══ SUPPLIED INFORMATION ══

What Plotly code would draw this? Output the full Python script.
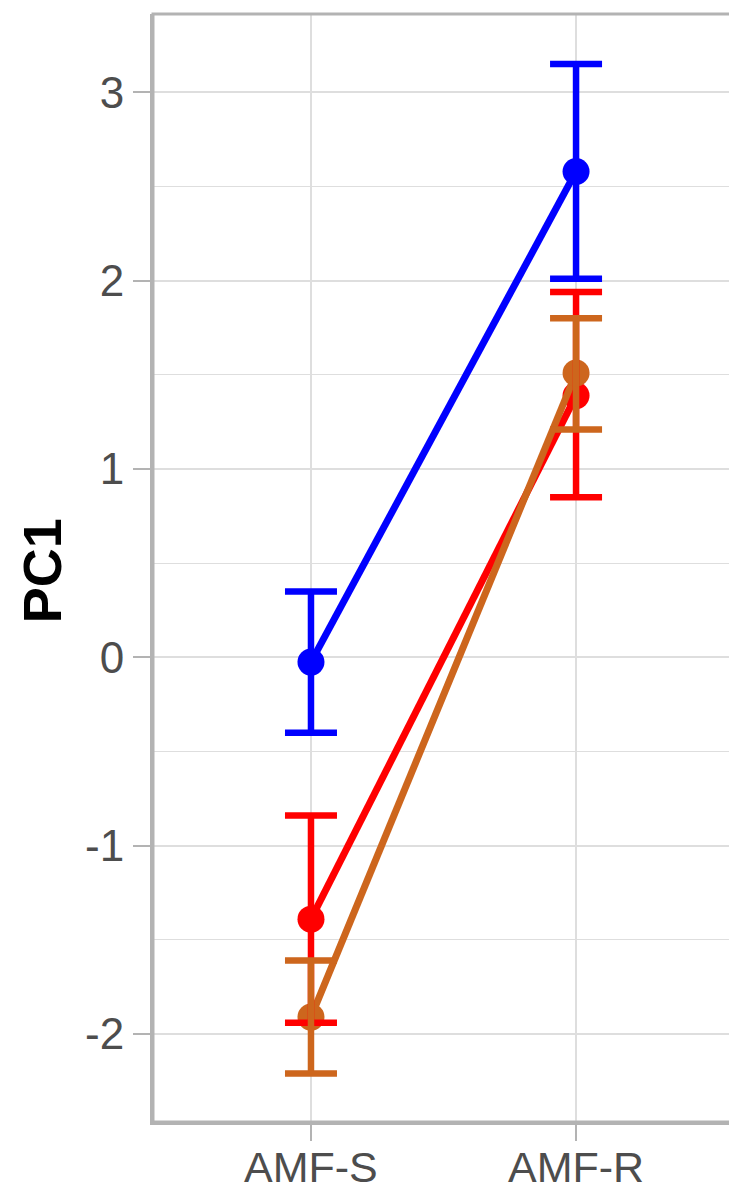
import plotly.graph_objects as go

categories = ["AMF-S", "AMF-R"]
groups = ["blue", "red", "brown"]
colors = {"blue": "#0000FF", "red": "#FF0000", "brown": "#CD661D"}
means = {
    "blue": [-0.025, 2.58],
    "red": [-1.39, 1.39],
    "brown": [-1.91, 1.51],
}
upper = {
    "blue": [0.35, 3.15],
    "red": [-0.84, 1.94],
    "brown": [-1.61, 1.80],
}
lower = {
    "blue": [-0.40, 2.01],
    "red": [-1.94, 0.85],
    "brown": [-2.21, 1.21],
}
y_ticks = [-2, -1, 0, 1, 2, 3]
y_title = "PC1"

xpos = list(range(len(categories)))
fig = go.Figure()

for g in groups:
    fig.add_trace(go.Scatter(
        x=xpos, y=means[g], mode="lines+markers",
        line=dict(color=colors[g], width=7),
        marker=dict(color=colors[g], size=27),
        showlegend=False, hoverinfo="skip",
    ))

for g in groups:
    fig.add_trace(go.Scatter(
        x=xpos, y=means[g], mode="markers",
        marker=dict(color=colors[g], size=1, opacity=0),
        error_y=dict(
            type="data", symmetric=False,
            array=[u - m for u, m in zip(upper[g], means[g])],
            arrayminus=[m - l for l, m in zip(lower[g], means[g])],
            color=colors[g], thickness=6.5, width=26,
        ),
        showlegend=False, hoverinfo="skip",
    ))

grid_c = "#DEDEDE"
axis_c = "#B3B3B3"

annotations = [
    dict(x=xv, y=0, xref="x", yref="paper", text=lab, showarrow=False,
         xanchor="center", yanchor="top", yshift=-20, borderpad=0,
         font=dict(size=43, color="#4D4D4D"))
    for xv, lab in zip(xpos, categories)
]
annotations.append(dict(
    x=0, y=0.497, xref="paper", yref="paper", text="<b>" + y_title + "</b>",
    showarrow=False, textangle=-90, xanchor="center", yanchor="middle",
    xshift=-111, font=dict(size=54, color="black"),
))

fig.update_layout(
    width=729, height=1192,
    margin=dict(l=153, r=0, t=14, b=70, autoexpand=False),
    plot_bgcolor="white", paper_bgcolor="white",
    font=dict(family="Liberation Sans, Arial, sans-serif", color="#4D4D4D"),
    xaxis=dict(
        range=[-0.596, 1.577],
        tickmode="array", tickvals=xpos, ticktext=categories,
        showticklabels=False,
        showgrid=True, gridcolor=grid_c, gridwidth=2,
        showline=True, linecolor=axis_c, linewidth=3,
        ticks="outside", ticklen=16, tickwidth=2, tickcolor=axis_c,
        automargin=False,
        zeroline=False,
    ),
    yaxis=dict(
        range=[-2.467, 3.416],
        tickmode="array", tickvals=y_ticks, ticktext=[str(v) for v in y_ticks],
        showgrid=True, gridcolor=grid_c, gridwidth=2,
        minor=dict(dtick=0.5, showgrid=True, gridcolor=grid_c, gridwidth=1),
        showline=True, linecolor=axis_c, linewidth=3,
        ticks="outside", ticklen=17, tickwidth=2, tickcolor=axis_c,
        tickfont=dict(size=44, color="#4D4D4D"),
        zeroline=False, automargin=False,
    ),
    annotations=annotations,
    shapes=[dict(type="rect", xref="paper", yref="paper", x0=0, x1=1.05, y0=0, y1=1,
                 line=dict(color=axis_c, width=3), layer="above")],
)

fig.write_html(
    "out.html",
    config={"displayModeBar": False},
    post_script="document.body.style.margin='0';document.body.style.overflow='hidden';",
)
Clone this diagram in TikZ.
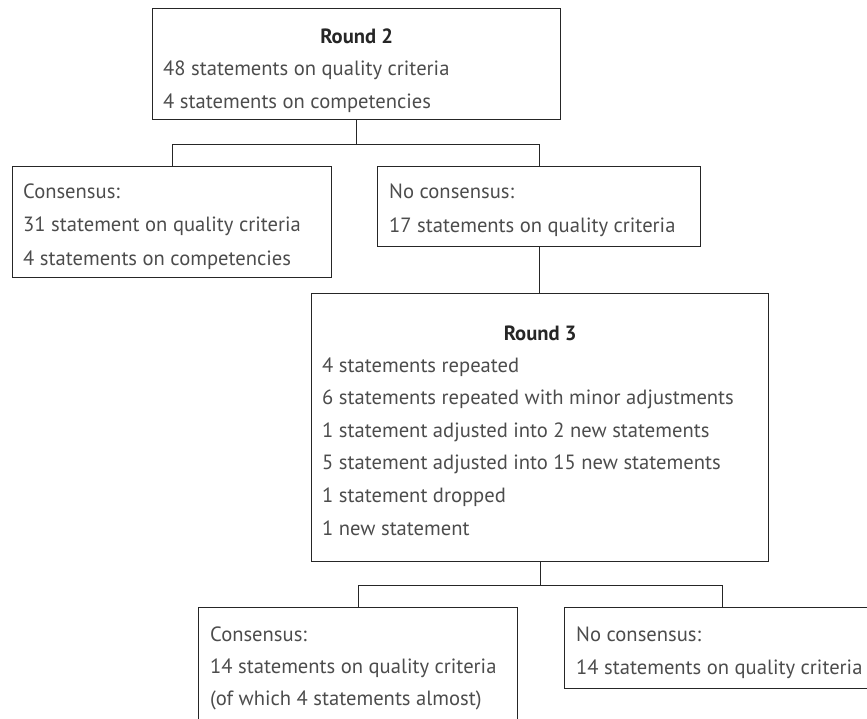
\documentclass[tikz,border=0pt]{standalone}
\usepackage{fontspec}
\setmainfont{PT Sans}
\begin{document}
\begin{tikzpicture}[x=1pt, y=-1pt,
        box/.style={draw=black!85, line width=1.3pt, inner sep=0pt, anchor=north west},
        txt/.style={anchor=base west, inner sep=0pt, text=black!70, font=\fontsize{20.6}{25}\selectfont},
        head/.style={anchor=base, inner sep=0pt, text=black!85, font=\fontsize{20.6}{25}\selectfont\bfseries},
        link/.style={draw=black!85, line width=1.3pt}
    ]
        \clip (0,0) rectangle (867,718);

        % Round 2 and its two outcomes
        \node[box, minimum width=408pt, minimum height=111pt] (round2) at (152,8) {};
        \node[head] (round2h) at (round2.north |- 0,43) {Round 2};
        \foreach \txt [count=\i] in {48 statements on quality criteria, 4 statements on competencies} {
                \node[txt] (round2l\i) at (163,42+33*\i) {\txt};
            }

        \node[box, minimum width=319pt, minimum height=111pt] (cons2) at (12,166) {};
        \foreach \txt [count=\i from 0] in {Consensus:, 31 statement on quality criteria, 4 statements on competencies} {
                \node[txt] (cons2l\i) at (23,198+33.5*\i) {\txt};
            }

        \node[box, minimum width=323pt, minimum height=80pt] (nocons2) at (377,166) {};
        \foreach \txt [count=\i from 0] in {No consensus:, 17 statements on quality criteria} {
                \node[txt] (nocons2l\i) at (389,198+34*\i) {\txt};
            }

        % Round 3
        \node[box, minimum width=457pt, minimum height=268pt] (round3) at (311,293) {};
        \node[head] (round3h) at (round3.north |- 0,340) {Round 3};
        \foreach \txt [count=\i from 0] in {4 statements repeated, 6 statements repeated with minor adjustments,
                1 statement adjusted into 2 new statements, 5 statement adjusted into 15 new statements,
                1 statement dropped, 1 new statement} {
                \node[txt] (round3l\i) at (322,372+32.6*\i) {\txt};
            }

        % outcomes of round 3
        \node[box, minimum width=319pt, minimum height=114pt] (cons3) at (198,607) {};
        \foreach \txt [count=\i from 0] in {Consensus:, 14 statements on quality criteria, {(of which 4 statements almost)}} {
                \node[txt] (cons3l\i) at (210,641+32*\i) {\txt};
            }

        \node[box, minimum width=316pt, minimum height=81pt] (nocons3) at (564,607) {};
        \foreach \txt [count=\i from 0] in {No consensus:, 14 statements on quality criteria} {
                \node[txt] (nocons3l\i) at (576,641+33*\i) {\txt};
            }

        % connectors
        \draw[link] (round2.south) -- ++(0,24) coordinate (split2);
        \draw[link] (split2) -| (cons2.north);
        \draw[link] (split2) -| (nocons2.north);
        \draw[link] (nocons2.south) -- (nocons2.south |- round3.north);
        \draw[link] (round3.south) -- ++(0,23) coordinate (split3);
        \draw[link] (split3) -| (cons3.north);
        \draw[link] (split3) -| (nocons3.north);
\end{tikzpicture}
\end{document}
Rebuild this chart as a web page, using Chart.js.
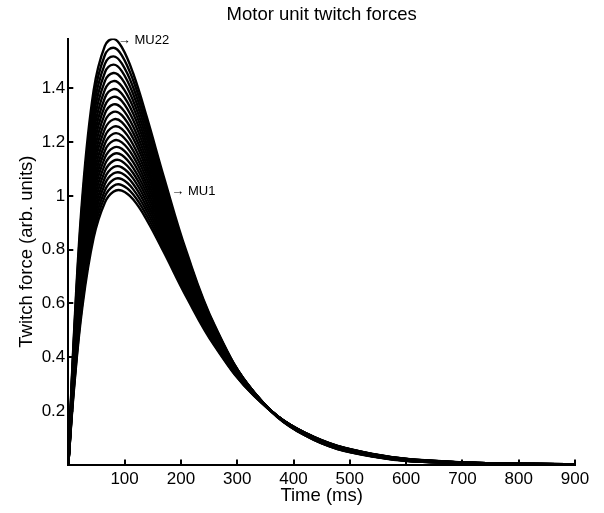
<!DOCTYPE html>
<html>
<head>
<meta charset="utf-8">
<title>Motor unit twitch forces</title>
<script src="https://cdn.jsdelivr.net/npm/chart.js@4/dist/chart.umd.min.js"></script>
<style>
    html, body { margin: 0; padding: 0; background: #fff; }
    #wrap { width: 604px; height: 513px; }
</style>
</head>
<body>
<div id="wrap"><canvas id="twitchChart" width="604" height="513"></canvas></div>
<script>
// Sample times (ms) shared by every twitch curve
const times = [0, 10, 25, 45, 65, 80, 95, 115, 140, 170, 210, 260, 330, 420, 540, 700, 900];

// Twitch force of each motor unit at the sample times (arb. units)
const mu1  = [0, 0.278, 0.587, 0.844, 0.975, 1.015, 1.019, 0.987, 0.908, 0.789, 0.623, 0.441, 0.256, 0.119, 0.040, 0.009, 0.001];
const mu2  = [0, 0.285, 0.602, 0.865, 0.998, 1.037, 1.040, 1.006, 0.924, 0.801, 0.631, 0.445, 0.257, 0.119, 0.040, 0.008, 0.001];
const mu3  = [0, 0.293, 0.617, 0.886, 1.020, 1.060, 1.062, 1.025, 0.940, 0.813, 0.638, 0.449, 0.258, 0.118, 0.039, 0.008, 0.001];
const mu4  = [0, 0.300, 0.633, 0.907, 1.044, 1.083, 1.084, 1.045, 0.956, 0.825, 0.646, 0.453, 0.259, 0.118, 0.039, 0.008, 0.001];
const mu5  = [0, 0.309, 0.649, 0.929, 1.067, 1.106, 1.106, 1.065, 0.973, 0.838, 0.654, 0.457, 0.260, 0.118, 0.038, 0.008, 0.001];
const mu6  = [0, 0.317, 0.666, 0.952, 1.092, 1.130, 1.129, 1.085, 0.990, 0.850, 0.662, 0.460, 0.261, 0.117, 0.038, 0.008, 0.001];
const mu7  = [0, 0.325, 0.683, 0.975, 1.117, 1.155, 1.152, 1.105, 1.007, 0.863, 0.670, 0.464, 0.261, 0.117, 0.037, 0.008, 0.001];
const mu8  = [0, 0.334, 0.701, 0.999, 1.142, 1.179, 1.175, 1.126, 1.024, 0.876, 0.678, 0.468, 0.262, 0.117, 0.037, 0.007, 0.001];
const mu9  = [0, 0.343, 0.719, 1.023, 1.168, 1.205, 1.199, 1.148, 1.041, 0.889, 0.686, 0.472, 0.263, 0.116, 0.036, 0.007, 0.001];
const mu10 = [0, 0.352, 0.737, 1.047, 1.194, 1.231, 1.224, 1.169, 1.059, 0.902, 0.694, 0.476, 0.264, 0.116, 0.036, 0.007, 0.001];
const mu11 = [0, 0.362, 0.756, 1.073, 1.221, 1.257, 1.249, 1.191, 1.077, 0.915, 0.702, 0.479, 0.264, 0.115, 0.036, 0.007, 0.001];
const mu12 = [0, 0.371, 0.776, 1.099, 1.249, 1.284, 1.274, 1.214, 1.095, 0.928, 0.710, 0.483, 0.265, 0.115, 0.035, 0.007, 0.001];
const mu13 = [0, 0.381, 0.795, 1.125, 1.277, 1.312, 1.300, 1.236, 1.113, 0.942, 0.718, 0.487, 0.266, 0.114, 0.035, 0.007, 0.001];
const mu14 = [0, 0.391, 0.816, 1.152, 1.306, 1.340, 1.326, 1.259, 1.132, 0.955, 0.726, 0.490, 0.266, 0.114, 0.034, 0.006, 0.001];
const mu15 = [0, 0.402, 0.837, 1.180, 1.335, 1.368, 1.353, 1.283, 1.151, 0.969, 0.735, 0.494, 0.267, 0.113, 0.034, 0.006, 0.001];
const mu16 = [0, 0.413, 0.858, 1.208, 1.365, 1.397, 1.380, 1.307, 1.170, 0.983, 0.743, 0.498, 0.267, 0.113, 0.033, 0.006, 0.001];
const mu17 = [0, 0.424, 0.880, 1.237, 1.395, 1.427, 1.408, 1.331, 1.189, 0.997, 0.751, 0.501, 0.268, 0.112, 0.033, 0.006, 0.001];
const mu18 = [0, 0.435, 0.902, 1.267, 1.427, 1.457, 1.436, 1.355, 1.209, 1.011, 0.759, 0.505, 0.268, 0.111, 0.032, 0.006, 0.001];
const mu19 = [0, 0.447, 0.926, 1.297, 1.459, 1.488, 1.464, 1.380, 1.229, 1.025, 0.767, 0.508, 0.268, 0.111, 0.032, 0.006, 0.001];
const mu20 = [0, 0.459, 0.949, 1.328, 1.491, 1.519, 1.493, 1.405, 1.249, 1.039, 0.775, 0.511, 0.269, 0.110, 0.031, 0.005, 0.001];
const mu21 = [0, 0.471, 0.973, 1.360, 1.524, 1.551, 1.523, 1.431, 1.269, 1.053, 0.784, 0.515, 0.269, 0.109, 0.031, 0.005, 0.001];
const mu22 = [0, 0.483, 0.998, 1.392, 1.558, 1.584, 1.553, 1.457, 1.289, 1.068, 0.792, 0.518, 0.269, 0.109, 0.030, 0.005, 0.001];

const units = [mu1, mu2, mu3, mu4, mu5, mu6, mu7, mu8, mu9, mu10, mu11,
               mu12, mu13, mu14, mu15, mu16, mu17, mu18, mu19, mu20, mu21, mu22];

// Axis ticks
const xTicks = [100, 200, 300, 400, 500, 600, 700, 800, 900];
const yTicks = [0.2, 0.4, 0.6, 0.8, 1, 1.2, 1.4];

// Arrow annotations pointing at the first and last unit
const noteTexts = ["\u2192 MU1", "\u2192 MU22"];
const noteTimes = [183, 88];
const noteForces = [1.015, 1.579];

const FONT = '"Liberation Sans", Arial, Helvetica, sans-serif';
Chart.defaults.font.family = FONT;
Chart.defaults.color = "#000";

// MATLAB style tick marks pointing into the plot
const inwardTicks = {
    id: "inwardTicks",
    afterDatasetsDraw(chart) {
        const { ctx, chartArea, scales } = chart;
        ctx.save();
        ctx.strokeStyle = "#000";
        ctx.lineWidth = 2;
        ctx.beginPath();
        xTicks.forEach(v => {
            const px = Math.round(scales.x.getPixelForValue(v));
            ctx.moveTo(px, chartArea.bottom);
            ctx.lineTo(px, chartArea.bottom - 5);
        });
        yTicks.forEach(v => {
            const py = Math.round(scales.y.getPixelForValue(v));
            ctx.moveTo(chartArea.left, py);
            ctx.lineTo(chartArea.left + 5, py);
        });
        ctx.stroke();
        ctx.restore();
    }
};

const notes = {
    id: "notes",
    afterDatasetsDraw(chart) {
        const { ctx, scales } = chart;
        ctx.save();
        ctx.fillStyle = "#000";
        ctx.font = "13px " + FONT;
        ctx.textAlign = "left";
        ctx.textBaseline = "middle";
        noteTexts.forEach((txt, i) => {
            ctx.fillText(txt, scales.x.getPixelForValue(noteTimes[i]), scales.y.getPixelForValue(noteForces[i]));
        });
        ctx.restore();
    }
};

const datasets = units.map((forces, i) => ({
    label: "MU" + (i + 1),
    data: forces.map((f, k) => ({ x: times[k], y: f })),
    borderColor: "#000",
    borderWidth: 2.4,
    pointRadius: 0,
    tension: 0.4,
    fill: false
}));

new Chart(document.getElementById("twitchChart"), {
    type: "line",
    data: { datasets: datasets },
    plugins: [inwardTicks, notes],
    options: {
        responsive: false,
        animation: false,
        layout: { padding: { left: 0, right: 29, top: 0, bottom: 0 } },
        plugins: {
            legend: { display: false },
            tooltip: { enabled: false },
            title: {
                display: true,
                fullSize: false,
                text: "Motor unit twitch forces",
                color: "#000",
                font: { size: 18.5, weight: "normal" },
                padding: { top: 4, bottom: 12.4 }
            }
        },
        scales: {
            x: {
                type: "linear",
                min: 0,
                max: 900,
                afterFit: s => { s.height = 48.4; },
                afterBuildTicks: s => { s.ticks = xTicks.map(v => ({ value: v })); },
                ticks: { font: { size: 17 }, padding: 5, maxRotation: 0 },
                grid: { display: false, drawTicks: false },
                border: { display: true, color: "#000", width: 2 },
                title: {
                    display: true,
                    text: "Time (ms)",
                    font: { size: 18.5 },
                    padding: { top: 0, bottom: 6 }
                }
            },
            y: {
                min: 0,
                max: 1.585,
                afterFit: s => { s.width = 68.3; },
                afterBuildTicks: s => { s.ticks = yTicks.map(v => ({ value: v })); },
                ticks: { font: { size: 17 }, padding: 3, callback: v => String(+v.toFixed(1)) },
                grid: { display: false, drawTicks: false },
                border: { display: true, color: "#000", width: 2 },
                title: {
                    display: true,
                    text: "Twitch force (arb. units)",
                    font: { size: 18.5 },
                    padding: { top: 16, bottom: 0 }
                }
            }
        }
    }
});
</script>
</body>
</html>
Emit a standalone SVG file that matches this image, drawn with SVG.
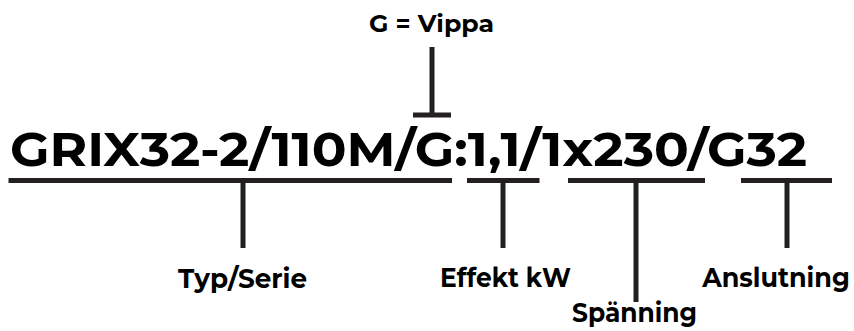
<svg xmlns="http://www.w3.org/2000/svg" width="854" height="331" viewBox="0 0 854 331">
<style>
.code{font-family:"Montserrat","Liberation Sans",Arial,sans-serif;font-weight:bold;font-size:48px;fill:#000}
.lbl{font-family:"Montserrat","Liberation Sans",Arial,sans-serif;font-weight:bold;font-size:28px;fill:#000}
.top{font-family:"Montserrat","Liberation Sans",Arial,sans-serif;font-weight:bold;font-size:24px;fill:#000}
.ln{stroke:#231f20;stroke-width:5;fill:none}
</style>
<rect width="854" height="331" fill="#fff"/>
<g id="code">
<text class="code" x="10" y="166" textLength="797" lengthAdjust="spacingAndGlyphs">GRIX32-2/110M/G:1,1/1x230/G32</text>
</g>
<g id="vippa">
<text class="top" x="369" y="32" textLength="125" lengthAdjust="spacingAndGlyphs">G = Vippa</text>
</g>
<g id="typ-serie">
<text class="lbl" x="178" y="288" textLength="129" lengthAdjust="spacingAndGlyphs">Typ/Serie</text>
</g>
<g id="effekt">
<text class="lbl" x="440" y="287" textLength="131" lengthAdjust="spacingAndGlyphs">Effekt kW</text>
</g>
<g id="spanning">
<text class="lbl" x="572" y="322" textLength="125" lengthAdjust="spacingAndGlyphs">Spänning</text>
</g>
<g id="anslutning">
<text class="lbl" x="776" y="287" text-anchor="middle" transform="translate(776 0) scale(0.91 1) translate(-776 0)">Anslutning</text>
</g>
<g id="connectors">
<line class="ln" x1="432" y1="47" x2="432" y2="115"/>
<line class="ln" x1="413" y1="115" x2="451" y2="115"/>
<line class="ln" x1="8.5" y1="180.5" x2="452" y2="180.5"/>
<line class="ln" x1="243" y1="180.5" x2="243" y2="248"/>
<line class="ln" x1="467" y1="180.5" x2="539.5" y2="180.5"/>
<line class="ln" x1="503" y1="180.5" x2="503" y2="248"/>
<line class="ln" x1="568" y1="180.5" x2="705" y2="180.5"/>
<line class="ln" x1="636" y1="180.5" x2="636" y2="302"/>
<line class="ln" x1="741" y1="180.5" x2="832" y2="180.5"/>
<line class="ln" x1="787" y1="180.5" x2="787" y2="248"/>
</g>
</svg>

═══

TASK DIRECTIONS: Leaving out all pictures, set down exactly the lines of the material above, from the line with "Rebuild this chart" to the line with "540, 700, 900];" inclusive, and no others.

EXERCISE ANSWER:
Rebuild this chart as a web page, using Chart.js.
<!DOCTYPE html>
<html>
<head>
<meta charset="utf-8">
<title>Motor unit twitch forces</title>
<script src="https://cdn.jsdelivr.net/npm/chart.js@4/dist/chart.umd.min.js"></script>
<style>
    html, body { margin: 0; padding: 0; background: #fff; }
    #wrap { width: 604px; height: 513px; }
</style>
</head>
<body>
<div id="wrap"><canvas id="twitchChart" width="604" height="513"></canvas></div>
<script>
// Sample times (ms) shared by every twitch curve
const times = [0, 10, 25, 45, 65, 80, 95, 115, 140, 170, 210, 260, 330, 420, 540, 700, 900];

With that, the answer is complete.